* What the task requires: Leave out the pictures and restate the rest of the data exactly.

* Given data:
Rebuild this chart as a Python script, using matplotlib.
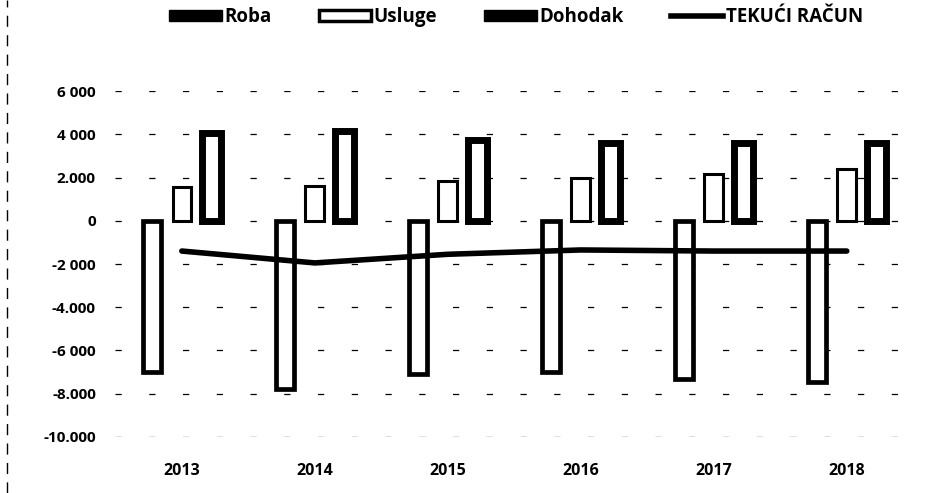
import numpy as np
import matplotlib
matplotlib.use('Agg')
import matplotlib.pyplot as plt
from matplotlib.patches import Patch
from matplotlib.lines import Line2D

# podaci (procjena s grafikona)
godine = ['2013', '2014', '2015', '2016', '2017', '2018']
roba = [-7000, -7770, -7090, -7000, -7330, -7450]
usluge = [1550, 1600, 1860, 2000, 2170, 2400]
dohodak = [4050, 4180, 3730, 3590, 3600, 3600]
tekuci_racun = [-1400, -1950, -1550, -1350, -1400, -1400]

y_ticks = [6000, 4000, 2000, 0, -2000, -4000, -6000, -8000, -10000]
y_labels = ['6 000', '4 000', '2.000', '0', '-2 000', '-4.000', '-6 000', '-8.000', '-10.000']

plt.rcParams['font.family'] = ['Open Sans', 'DejaVu Sans']
plt.rcParams['font.weight'] = 'bold'

fig = plt.figure(figsize=(9.3, 4.93), dpi=100)
ax = fig.add_axes([0.124, 0.114, 0.858, 0.701])

x = np.arange(len(godine))
w = 0.14
ax.bar(x - 0.225, roba, w, facecolor='white', edgecolor='black', linewidth=3.4, zorder=3)
ax.bar(x, usluge, w, facecolor='white', edgecolor='black', linewidth=2.2, zorder=3)
ax.bar(x + 0.225, dohodak, w, facecolor='white', edgecolor='black', linewidth=5, zorder=3)
ax.plot(x, tekuci_racun, color='black', linewidth=4, solid_capstyle='round', zorder=4)

ax.set_xlim(-0.5, len(godine) - 0.5)
ax.set_ylim(-10000, 6000)
ax.set_xticks(x)
ax.set_xticklabels(godine, fontsize=11.5)
ax.set_yticks(y_ticks)
ax.set_yticklabels(y_labels, fontsize=11)
ax.tick_params(length=0)
ax.tick_params(axis='y', pad=14)
ax.tick_params(axis='x', pad=19)
for s in ax.spines.values():
    s.set_visible(False)
ax.yaxis.grid(True, color='black', linewidth=0.9, linestyle=(0, (5, 22)))
ax.set_axisbelow(True)

handles = [Patch(facecolor='black', edgecolor='black'),
           Patch(facecolor='white', edgecolor='black', linewidth=2.5),
           Patch(facecolor='black', edgecolor='black'),
           Line2D([0], [0], color='black', linewidth=4)]
fig.legend(handles, ['Roba', 'Usluge', 'Dohodak', 'TEKUĆI RAČUN'],
           loc='upper center', bbox_to_anchor=(0.555, 1.02), ncol=4, frameon=False,
           fontsize=13.5, handlelength=2.8, handleheight=0.55, handletextpad=0.15,
           columnspacing=2.5)

# rub skena lijevo
fig.add_artist(Line2D([0.008, 0.008], [0.0, 1.0], color='black', linewidth=1,
                      linestyle=(0, (8, 6))))

fig.savefig('out.png', dpi=100, facecolor='white')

* Written answer:
Rebuild this chart as a Python script, using matplotlib.
import numpy as np
import matplotlib
matplotlib.use('Agg')
import matplotlib.pyplot as plt
from matplotlib.patches import Patch
from matplotlib.lines import Line2D

# podaci (procjena s grafikona)
godine = ['2013', '2014', '2015', '2016', '2017', '2018']
roba = [-7000, -7770, -7090, -7000, -7330, -7450]
usluge = [1550, 1600, 1860, 2000, 2170, 2400]
dohodak = [4050, 4180, 3730, 3590, 3600, 3600]
tekuci_racun = [-1400, -1950, -1550, -1350, -1400, -1400]

y_ticks = [6000, 4000, 2000, 0, -2000, -4000, -6000, -8000, -10000]
y_labels = ['6 000', '4 000', '2.000', '0', '-2 000', '-4.000', '-6 000', '-8.000', '-10.000']

plt.rcParams['font.family'] = ['Open Sans', 'DejaVu Sans']
plt.rcParams['font.weight'] = 'bold'

fig = plt.figure(figsize=(9.3, 4.93), dpi=100)
ax = fig.add_axes([0.124, 0.114, 0.858, 0.701])

x = np.arange(len(godine))
w = 0.14
ax.bar(x - 0.225, roba, w, facecolor='white', edgecolor='black', linewidth=3.4, zorder=3)
ax.bar(x, usluge, w, facecolor='white', edgecolor='black', linewidth=2.2, zorder=3)
ax.bar(x + 0.225, dohodak, w, facecolor='white', edgecolor='black', linewidth=5, zorder=3)
ax.plot(x, tekuci_racun, color='black', linewidth=4, solid_capstyle='round', zorder=4)

ax.set_xlim(-0.5, len(godine) - 0.5)
ax.set_ylim(-10000, 6000)
ax.set_xticks(x)
ax.set_xticklabels(godine, fontsize=11.5)
ax.set_yticks(y_ticks)
ax.set_yticklabels(y_labels, fontsize=11)
ax.tick_params(length=0)
ax.tick_params(axis='y', pad=14)
ax.tick_params(axis='x', pad=19)
for s in ax.spines.values():
    s.set_visible(False)
ax.yaxis.grid(True, color='black', linewidth=0.9, linestyle=(0, (5, 22)))
ax.set_axisbelow(True)

handles = [Patch(facecolor='black', edgecolor='black'),
           Patch(facecolor='white', edgecolor='black', linewidth=2.5),
           Patch(facecolor='black', edgecolor='black'),
           Line2D([0], [0], color='black', linewidth=4)]
fig.legend(handles, ['Roba', 'Usluge', 'Dohodak', 'TEKUĆI RAČUN'],
           loc='upper center', bbox_to_anchor=(0.555, 1.02), ncol=4, frameon=False,
           fontsize=13.5, handlelength=2.8, handleheight=0.55, handletextpad=0.15,
           columnspacing=2.5)

# rub skena lijevo
fig.add_artist(Line2D([0.008, 0.008], [0.0, 1.0], color='black', linewidth=1,
                      linestyle=(0, (8, 6))))

fig.savefig('out.png', dpi=100, facecolor='white')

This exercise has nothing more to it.